В сущности, «Трактат» — первая настоящая попытка исследования ныне модной взаимосвязи языка и «реальности», которую язык должен ухватывать, очерчивать и представлять — такова его номинальная функция. Основной вопрос «Трактата» очень кантианский: каким должен быть мир, чтобы язык вообще был возможен? Ранний Витгенштейн, сильно очарованный Расселом и его «Принципами математики», перевернувшими современную логику, смотрел на язык как на математику с ее логическим базисом, видя парадигматическую функцию языка в отображении или «изображении» мира. Из этого убеждения вытекает все содержание «Трактата» [...] В «Трактате» Витгенштейн выбрал в качестве образцового языка истинностно-функциональную логику «Принципов» Рассела и Уайтхеда. Такой выбор имел практический смысл: если вы пытаетесь выстроить объяснение мира из человеческого языка, то лучше всего избрать его наиболее четкий и точный тип (подкрепляющий веру Витгенштейна в то, что задача языка — излагать факты) и самую прямую и непротиворечивую связь между языком и миром определяемых им объектов. [...] Но вот что самое интересное: поскольку язык есть «зеркало» мира, то мир метафизически состоит целиком и исключительно из тех «фактов», которые обозначены в языке высказываниями. Или, говоря словами из первой и главной строки «Трактата», «мир есть все то, что имеет место»; мир не что иное, как огромная масса данных, логически дискретных фактов, не имеющих имманентной связи друг с другом. Ср. «Трактат»: 1.2 «Мир распадается на факты...»; 1.2.1 «Любой факт может иметь место или не иметь места, а все остальное останется тем же самым».

Томас Пинчон, сделавший для паранойи в литературе примерно то же, что Захер-Мазох сделал для плеток, объясняет в «Радуге тяготения», почему параноидальные идеи о полной и злонамеренной связи, несмотря на всю их бредовость и неприятность, как минимум предпочтительнее противоположной им убежденности в том, будто ничто не связано ни с чем другим и ничто, по сути, не имеет отношения к тебе. Обратите внимание, что эта пинчоновская контрпаранойя оказалась бы вполне подходящей метафизикой для любого жителя того мира, что описывает «Трактат». 

Ну и, конечно, не забудем про эпиграф

Можно ли здесь не вспомнить бессмертное Джона Донна:

Нет человека, который был бы как Остров, сам по себе, каждый человек есть часть Материка, часть Суши; и если волной снесёт в море береговой Утёс, меньше станет Европа, и так же, если смоет край мыса или разрушит Замок твой или друга твоего; смерть каждого Человека умаляет и меня, ибо я един со всем Человечеством, а потому не спрашивай, по ком звонит колокол: он звонит по Тебе.

11.png

15

15

Философская Курица задаёт крайне интересный и неочевидный вопрос: если вся Вселенная (мир) состоит из одной точки с нулевой размерностью - где находятся знания о пространстве и времени этой Вселенной?

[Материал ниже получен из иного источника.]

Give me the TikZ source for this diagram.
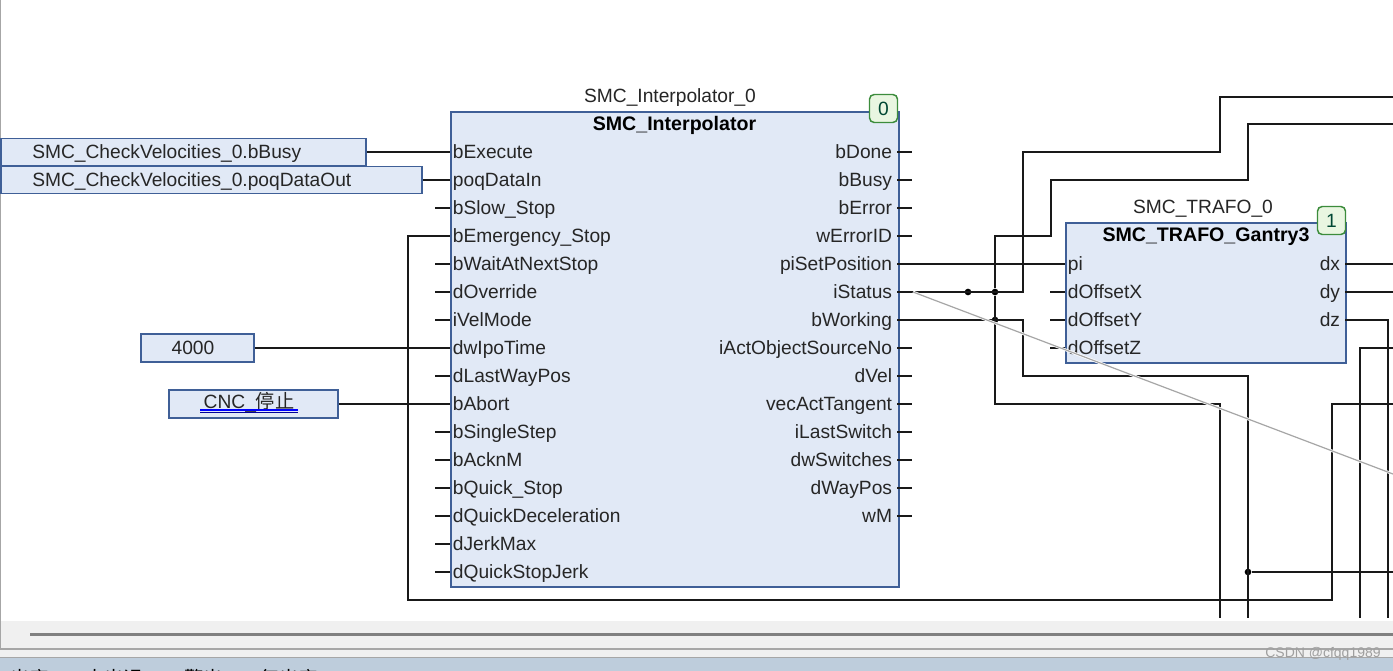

Напрашивается довольно очевидный ответ: идеи, изложенные в книгах Вселенной Омега находятся в идеальном мире Платона (Платона Вселенной Омега, естественно - ну, то есть, если точка предполагает наличие каких-либо философов). Но это в свою очередь значит, что Вселенная Омега не ограничивается только одной точкой; где-то ещё существует этот самый идеальный мир... Или нет? Каким образом и где два этих мира сосуществуют? Об этом как раз и пойдёт речь в следующей главе.  

Мы закончим эту главу стихотворением Джека Спайсера (помните его письмо Лорке из комментария 10?  Если нет, обязательно перечитайте). 

Any fool can get into an ocean   

But it takes a Goddess   

To get out of one.

What’s true of oceans is true, of course,

Of labyrinths and poems. When you start swimming   

Through riptide of rhythms and the metaphor’s seaweed

You need to be a good swimmer or a born Goddess

To get back out of them

Look at the sea otters bobbing wildly

Out in the middle of the poem

They look so eager and peaceful playing out there where the

    water hardly moves

You might get out through all the waves and rocks

Into the middle of the poem to touch them

But when you’ve tried the blessed water long

Enough to want to start backward

That’s when the fun starts

Unless you’re a poet or an otter or something supernatural

You’ll drown, dear. You’ll drown

Any Greek can get you into a labyrinth

But it takes a hero to get out of one

What’s true of labyrinths is true of course

Of love and memory. When you start remembering.